▶ INFORMATION PROVIDED:
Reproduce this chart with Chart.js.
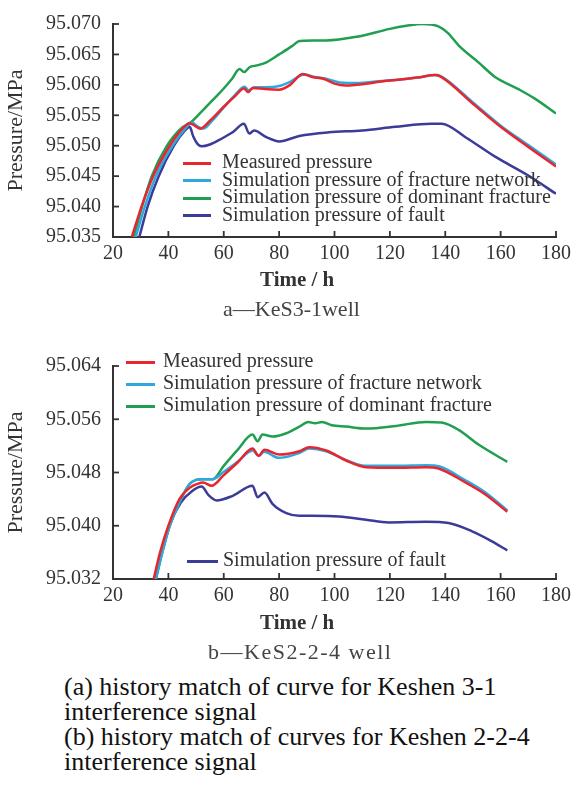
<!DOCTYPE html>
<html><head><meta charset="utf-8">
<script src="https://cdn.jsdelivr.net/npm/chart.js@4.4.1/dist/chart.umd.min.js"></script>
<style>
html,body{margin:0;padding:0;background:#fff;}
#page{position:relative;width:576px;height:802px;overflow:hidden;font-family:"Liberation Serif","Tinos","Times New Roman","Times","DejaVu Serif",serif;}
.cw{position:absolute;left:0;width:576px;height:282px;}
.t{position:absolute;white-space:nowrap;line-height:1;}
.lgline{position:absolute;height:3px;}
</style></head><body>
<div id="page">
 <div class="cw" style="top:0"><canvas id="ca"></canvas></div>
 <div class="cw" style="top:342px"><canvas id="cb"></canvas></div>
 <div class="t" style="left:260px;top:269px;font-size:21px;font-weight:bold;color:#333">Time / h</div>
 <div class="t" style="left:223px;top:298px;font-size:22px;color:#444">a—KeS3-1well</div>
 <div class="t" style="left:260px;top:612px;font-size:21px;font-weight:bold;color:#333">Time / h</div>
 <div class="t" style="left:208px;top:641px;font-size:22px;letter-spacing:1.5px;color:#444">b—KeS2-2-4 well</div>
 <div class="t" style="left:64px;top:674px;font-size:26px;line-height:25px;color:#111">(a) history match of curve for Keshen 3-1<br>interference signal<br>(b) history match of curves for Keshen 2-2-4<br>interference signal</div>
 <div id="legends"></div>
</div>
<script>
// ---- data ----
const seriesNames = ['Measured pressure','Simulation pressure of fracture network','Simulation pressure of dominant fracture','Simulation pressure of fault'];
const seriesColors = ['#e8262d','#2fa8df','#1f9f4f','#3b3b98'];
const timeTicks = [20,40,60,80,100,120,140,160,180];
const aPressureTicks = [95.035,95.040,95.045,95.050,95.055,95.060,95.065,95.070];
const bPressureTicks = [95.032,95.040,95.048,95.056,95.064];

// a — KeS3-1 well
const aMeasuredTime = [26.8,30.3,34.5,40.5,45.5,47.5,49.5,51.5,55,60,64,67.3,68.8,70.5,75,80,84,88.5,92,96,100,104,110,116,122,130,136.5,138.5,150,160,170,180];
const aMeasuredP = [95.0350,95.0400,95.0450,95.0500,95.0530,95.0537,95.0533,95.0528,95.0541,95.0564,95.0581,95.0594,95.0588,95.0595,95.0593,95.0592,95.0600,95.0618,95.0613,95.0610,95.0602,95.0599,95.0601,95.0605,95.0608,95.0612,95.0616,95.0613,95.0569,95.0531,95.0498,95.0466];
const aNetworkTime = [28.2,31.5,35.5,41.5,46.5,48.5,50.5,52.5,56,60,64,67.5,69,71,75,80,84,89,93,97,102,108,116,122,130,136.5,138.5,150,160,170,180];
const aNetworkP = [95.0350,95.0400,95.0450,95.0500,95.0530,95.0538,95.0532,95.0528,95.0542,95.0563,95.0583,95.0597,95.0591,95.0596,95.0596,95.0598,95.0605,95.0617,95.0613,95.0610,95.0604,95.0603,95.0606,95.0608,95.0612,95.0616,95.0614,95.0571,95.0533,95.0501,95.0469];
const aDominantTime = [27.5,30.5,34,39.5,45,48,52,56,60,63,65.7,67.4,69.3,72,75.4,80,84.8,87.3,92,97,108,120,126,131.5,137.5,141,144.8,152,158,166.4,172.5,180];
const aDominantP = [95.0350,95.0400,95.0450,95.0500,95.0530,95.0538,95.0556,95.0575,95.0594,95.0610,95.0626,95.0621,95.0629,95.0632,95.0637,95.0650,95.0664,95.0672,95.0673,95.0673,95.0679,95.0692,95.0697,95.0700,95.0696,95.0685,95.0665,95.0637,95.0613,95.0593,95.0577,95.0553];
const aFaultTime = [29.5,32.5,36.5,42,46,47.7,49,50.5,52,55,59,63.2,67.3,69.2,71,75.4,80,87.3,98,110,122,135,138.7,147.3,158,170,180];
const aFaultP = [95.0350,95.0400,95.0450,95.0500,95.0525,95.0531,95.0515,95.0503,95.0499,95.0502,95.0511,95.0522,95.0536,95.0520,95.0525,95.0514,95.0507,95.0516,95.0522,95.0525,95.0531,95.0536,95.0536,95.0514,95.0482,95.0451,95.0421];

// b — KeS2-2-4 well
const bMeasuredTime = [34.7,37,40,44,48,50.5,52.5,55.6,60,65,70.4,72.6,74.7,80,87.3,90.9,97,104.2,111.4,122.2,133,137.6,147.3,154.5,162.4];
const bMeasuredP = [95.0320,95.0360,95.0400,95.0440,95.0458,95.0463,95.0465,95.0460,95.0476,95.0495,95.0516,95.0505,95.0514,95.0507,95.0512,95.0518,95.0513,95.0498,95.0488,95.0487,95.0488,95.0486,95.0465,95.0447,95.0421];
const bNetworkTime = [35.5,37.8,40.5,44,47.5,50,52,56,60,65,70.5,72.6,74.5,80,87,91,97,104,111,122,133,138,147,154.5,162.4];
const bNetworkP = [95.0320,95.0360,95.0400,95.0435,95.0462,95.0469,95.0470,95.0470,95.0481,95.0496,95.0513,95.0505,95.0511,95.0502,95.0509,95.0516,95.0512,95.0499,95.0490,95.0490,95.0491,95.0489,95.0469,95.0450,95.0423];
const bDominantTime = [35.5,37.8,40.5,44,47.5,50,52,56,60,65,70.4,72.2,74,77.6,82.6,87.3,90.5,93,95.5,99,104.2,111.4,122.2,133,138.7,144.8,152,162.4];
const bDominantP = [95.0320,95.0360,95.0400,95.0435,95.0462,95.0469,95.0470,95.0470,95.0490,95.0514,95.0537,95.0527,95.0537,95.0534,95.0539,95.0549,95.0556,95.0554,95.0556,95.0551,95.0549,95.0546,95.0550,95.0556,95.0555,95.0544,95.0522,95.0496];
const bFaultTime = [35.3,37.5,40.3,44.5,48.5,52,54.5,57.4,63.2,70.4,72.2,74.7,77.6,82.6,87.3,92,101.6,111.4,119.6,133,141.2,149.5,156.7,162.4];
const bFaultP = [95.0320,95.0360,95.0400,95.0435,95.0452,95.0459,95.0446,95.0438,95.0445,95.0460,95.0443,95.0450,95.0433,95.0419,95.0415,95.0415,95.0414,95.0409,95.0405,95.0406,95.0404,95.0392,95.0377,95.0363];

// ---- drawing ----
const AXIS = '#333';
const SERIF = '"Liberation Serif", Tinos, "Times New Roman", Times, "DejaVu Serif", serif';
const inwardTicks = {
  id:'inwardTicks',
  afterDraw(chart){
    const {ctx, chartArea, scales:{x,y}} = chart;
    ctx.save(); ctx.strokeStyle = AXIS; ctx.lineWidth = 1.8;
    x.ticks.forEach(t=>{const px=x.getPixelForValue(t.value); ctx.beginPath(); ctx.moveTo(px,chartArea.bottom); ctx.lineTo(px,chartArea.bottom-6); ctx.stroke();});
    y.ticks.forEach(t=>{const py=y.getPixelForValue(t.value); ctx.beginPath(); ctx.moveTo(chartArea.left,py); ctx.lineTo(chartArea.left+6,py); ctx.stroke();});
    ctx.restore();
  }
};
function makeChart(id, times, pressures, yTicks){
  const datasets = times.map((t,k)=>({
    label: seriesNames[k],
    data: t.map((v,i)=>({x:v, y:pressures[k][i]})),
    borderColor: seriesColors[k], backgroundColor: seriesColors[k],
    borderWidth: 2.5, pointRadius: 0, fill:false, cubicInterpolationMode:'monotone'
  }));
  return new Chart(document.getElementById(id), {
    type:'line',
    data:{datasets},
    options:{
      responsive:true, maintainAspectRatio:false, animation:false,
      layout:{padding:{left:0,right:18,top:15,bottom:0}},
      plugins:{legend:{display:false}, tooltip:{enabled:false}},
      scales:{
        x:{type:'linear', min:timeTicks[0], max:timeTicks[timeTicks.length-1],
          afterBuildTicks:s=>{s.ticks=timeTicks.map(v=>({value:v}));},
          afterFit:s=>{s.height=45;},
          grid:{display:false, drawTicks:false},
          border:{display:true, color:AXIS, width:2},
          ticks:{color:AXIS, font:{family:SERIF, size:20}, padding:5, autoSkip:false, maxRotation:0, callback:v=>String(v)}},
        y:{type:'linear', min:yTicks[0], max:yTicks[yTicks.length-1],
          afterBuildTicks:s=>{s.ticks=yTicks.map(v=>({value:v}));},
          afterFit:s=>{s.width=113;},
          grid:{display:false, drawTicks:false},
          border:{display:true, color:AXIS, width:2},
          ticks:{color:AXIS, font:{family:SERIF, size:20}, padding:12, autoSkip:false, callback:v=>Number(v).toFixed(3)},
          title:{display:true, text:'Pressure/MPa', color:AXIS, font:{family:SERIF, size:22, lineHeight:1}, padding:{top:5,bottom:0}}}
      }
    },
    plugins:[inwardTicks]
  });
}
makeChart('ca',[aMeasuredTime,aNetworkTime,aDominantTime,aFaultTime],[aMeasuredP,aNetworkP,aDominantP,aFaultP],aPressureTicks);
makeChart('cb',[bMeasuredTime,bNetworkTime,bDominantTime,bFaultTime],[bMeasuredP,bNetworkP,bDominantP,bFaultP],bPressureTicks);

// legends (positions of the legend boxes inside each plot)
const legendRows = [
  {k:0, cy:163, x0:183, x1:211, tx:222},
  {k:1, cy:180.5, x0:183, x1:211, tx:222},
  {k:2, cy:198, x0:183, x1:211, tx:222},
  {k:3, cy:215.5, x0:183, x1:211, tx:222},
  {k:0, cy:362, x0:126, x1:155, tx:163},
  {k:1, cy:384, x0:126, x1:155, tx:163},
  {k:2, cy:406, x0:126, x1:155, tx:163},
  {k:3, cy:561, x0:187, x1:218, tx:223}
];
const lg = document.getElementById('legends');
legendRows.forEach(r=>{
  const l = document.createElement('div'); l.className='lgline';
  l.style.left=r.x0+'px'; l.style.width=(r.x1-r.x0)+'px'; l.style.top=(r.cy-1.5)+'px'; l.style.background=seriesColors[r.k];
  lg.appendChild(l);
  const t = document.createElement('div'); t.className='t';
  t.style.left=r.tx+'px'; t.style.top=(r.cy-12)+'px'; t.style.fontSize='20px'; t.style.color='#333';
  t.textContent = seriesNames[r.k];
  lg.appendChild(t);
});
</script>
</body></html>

▶ WHAT IS REQUIRED: Copy exactly the lines running from the beginning of the listing through the line that has "const bPressureTicks = [95.032,95.040,95.048,95.056,95.064];". Drop the pictures.

▶ EXERCISE SOLUTION:
Reproduce this chart with Chart.js.
<!DOCTYPE html>
<html><head><meta charset="utf-8">
<script src="https://cdn.jsdelivr.net/npm/chart.js@4.4.1/dist/chart.umd.min.js"></script>
<style>
html,body{margin:0;padding:0;background:#fff;}
#page{position:relative;width:576px;height:802px;overflow:hidden;font-family:"Liberation Serif","Tinos","Times New Roman","Times","DejaVu Serif",serif;}
.cw{position:absolute;left:0;width:576px;height:282px;}
.t{position:absolute;white-space:nowrap;line-height:1;}
.lgline{position:absolute;height:3px;}
</style></head><body>
<div id="page">
 <div class="cw" style="top:0"><canvas id="ca"></canvas></div>
 <div class="cw" style="top:342px"><canvas id="cb"></canvas></div>
 <div class="t" style="left:260px;top:269px;font-size:21px;font-weight:bold;color:#333">Time / h</div>
 <div class="t" style="left:223px;top:298px;font-size:22px;color:#444">a—KeS3-1well</div>
 <div class="t" style="left:260px;top:612px;font-size:21px;font-weight:bold;color:#333">Time / h</div>
 <div class="t" style="left:208px;top:641px;font-size:22px;letter-spacing:1.5px;color:#444">b—KeS2-2-4 well</div>
 <div class="t" style="left:64px;top:674px;font-size:26px;line-height:25px;color:#111">(a) history match of curve for Keshen 3-1<br>interference signal<br>(b) history match of curves for Keshen 2-2-4<br>interference signal</div>
 <div id="legends"></div>
</div>
<script>
// ---- data ----
const seriesNames = ['Measured pressure','Simulation pressure of fracture network','Simulation pressure of dominant fracture','Simulation pressure of fault'];
const seriesColors = ['#e8262d','#2fa8df','#1f9f4f','#3b3b98'];
const timeTicks = [20,40,60,80,100,120,140,160,180];
const aPressureTicks = [95.035,95.040,95.045,95.050,95.055,95.060,95.065,95.070];
const bPressureTicks = [95.032,95.040,95.048,95.056,95.064];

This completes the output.